====== Information given

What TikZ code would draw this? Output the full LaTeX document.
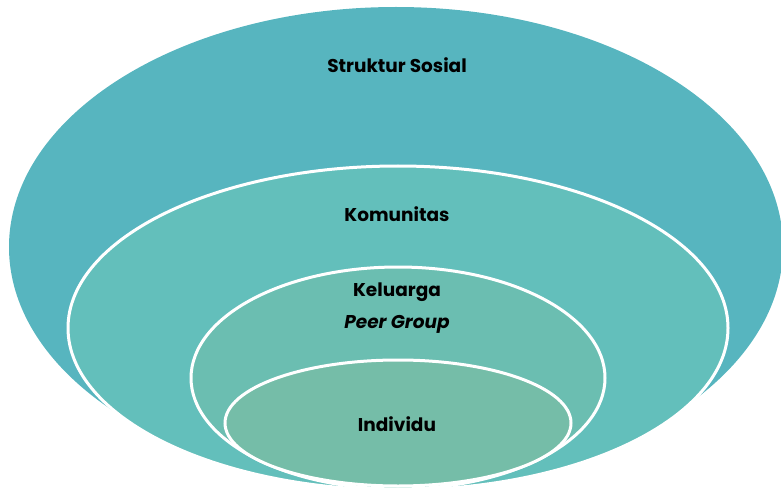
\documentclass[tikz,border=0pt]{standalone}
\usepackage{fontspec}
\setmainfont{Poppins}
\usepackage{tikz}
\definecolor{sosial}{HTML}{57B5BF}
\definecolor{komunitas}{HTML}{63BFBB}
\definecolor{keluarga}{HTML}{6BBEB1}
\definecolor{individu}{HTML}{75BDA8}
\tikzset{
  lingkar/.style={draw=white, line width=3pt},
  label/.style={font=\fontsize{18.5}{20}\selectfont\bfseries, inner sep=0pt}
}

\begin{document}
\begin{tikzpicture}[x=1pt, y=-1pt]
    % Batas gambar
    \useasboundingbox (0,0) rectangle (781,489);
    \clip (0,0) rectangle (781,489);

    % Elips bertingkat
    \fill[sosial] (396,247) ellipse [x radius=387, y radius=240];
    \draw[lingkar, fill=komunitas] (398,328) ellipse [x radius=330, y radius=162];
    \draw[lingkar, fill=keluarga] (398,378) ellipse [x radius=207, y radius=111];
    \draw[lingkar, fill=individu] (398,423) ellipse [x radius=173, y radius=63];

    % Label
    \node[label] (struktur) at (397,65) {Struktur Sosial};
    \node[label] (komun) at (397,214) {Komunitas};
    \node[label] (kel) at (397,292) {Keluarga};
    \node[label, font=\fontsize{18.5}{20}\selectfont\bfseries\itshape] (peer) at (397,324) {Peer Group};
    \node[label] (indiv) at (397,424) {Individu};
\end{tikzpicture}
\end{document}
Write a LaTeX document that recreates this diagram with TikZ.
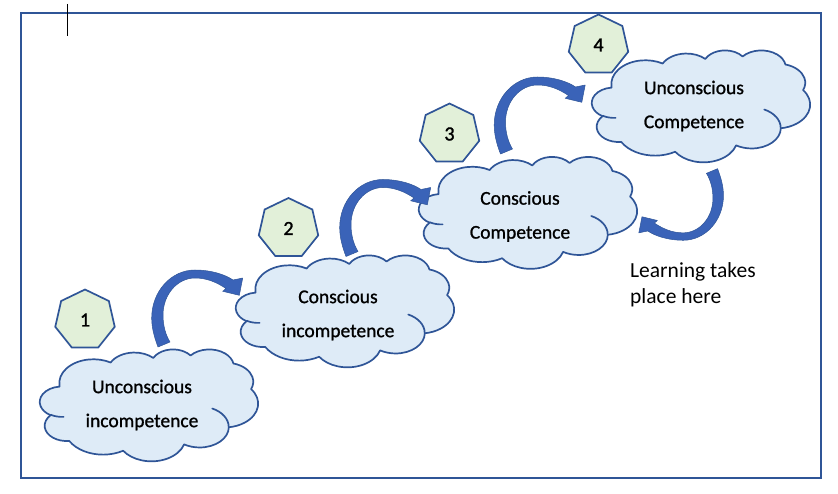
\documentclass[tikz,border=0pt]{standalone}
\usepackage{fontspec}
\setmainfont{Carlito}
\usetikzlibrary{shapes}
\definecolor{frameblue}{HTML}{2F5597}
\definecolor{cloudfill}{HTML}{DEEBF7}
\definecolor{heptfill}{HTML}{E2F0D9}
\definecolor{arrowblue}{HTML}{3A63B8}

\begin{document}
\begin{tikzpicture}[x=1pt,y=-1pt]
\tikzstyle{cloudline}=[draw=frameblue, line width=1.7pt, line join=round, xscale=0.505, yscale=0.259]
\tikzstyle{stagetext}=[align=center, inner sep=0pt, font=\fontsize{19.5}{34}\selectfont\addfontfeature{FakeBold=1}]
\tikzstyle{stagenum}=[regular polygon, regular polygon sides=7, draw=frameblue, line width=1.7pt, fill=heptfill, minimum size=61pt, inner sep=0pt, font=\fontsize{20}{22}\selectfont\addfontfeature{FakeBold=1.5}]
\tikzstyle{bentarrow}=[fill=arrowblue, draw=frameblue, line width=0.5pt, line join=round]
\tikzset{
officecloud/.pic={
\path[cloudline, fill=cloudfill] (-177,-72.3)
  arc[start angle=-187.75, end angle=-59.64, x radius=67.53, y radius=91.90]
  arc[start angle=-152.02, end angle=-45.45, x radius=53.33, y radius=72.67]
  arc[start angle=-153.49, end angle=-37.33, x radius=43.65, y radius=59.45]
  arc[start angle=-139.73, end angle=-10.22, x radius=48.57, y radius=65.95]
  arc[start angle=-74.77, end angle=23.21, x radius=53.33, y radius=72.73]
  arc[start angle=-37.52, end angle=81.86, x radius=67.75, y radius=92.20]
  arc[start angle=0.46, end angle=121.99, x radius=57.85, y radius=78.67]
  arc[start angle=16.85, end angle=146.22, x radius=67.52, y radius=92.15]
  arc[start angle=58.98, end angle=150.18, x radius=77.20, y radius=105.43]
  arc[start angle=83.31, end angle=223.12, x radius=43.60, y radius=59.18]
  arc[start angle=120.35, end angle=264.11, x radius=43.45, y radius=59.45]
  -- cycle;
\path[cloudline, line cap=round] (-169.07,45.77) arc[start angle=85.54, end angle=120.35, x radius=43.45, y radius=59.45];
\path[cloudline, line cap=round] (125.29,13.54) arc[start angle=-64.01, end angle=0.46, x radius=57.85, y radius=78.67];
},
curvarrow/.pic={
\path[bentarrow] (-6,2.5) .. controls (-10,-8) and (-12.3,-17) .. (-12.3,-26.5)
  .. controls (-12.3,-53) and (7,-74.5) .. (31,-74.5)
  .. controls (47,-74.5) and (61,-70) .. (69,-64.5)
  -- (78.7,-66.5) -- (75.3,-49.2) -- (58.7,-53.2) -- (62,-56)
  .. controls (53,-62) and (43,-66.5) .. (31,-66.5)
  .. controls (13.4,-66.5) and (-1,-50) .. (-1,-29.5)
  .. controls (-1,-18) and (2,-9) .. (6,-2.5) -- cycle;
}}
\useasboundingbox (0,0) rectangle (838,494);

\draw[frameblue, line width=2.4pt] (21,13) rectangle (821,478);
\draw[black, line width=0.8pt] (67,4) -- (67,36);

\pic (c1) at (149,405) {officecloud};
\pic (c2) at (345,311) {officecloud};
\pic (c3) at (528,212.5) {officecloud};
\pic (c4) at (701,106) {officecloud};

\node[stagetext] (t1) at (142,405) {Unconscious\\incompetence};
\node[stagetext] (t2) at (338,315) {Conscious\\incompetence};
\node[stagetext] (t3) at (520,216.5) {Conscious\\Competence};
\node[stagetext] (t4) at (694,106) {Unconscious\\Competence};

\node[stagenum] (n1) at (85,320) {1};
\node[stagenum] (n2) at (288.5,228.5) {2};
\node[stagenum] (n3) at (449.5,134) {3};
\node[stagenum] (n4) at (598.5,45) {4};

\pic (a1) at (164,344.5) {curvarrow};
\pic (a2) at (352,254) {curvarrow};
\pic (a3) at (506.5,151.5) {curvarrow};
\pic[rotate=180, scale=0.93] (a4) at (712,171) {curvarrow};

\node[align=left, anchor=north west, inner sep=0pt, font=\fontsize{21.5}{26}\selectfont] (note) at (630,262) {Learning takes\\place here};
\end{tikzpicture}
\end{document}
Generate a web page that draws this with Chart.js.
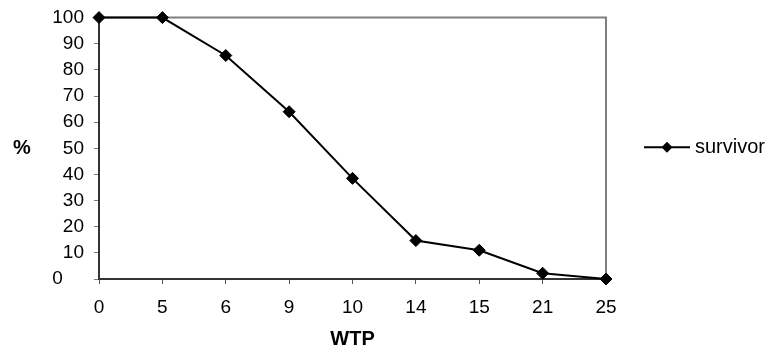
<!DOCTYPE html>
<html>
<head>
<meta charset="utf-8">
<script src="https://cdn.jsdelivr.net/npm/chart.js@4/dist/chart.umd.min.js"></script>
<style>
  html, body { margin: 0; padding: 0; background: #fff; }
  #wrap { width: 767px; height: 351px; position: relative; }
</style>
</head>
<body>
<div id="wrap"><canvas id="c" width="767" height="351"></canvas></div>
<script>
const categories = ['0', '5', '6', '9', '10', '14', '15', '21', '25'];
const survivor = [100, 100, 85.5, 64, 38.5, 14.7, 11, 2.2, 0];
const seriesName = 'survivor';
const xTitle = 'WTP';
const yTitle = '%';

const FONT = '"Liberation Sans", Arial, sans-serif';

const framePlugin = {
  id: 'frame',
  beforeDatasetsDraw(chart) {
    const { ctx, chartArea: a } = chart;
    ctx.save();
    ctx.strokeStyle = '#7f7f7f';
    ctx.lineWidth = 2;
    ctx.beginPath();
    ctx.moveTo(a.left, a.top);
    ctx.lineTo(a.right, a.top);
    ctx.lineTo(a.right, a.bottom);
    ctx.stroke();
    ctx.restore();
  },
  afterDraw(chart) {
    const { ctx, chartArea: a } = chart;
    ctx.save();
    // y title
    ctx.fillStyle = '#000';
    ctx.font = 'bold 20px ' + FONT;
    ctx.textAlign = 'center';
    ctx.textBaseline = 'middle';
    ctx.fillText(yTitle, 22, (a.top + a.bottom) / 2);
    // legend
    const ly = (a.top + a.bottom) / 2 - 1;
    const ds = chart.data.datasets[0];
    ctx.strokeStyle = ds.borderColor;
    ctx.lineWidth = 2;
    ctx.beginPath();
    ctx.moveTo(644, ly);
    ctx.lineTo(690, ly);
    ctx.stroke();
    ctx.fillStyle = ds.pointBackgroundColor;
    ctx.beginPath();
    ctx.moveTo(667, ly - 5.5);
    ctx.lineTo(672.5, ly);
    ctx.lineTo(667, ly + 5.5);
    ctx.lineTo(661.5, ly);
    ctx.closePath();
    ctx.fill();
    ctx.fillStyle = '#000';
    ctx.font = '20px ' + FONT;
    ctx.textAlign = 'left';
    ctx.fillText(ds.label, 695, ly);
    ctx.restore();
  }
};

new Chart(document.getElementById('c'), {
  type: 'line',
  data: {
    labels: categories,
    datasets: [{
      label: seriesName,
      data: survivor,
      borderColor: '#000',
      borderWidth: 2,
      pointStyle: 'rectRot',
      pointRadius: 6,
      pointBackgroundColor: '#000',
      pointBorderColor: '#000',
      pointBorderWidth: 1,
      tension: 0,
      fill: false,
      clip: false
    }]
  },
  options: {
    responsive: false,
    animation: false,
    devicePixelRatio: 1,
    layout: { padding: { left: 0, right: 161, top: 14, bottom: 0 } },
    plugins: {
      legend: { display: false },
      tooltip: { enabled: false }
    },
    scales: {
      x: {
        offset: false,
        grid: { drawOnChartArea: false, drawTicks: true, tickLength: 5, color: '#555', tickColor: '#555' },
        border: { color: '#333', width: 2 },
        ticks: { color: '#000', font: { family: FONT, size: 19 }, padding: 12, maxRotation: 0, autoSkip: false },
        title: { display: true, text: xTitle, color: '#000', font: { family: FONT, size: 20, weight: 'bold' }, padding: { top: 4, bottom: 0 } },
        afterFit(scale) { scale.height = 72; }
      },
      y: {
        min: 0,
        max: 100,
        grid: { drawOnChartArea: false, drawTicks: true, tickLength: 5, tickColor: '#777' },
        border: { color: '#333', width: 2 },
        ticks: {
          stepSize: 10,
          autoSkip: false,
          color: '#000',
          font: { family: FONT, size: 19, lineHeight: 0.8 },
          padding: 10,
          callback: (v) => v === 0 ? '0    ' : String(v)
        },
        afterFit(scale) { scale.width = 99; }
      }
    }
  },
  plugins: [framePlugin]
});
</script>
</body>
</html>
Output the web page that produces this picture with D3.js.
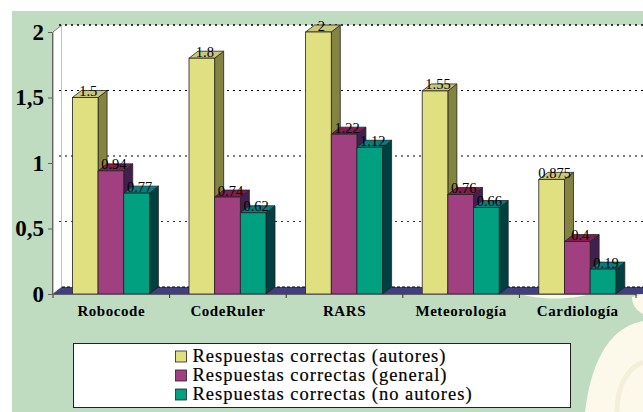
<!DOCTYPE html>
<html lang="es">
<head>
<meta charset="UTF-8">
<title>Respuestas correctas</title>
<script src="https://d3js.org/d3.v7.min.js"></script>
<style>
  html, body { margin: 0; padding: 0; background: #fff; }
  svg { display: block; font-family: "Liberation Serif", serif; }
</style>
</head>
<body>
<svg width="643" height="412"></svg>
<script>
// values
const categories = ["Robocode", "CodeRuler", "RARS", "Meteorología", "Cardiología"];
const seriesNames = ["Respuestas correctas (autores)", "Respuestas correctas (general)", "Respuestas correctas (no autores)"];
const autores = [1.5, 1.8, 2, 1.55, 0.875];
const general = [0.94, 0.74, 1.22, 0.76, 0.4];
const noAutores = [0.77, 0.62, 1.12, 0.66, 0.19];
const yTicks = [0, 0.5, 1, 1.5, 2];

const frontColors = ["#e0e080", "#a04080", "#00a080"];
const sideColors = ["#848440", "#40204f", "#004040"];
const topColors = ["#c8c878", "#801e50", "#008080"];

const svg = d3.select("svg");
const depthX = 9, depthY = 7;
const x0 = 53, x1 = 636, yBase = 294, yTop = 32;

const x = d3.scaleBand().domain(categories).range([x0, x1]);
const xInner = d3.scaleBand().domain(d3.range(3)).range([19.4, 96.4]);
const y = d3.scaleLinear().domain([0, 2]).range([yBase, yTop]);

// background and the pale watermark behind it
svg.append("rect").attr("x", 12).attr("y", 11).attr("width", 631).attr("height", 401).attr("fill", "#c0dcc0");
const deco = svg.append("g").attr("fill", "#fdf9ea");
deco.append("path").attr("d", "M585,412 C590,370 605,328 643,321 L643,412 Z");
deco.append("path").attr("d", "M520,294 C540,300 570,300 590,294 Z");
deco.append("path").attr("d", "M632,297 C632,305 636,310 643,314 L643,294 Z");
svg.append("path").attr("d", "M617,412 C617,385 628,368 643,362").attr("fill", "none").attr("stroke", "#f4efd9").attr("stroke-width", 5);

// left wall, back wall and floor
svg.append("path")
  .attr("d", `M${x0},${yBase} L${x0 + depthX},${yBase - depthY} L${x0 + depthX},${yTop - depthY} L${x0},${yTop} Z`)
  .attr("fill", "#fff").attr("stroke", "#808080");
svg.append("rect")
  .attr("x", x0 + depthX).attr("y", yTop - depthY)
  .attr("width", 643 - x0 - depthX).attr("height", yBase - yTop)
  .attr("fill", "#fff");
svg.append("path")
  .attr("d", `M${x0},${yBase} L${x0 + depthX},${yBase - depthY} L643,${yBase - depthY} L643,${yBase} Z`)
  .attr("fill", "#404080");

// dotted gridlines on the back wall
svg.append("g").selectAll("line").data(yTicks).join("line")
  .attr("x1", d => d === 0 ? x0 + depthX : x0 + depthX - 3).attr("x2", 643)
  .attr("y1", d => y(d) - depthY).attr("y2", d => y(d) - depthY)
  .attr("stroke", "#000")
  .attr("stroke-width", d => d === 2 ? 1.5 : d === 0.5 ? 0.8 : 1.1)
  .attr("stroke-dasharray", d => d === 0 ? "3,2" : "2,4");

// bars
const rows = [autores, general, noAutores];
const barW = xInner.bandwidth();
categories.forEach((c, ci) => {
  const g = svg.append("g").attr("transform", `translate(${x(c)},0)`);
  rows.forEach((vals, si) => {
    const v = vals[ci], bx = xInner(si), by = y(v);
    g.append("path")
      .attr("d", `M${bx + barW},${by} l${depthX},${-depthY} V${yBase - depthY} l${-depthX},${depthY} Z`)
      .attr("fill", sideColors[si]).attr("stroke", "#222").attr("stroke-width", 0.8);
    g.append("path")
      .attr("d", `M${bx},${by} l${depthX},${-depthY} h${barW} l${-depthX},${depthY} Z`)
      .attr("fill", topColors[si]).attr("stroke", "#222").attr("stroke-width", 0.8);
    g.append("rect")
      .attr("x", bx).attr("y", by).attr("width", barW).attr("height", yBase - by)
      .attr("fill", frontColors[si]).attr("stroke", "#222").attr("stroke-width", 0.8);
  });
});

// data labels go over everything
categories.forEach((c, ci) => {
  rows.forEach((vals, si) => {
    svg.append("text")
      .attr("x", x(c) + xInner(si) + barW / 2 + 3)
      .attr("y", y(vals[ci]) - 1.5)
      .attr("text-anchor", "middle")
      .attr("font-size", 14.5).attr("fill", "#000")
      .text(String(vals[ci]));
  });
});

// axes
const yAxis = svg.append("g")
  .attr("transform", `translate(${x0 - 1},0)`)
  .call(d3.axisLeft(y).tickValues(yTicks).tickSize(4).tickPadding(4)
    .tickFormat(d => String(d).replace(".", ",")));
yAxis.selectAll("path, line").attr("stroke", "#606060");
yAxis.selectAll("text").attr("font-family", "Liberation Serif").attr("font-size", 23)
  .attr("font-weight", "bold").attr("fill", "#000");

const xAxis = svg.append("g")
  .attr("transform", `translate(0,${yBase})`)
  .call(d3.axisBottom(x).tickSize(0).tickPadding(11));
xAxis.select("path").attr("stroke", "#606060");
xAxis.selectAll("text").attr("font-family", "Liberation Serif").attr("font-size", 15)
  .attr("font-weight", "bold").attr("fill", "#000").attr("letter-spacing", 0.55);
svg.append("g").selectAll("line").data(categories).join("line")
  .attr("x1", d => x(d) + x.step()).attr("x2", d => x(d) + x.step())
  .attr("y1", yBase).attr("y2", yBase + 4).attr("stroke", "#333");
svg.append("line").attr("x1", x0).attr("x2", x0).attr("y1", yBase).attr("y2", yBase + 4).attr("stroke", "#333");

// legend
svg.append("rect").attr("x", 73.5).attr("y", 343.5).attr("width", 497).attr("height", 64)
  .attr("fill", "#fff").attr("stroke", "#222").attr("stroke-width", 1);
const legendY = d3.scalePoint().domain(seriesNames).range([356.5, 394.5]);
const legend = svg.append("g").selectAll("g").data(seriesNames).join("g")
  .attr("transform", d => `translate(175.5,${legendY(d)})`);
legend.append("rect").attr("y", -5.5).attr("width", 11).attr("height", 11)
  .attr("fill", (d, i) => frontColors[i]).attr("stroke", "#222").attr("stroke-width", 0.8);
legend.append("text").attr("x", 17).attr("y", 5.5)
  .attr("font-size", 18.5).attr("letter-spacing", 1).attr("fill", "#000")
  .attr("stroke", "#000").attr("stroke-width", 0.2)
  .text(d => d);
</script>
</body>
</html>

============

Given request ▸
Search the lines for "page". Copy each line that has it.

Result for this exercise ▸
Generate a web page that draws this with Chart.js.
Output the web page that produces this picture with D3.js.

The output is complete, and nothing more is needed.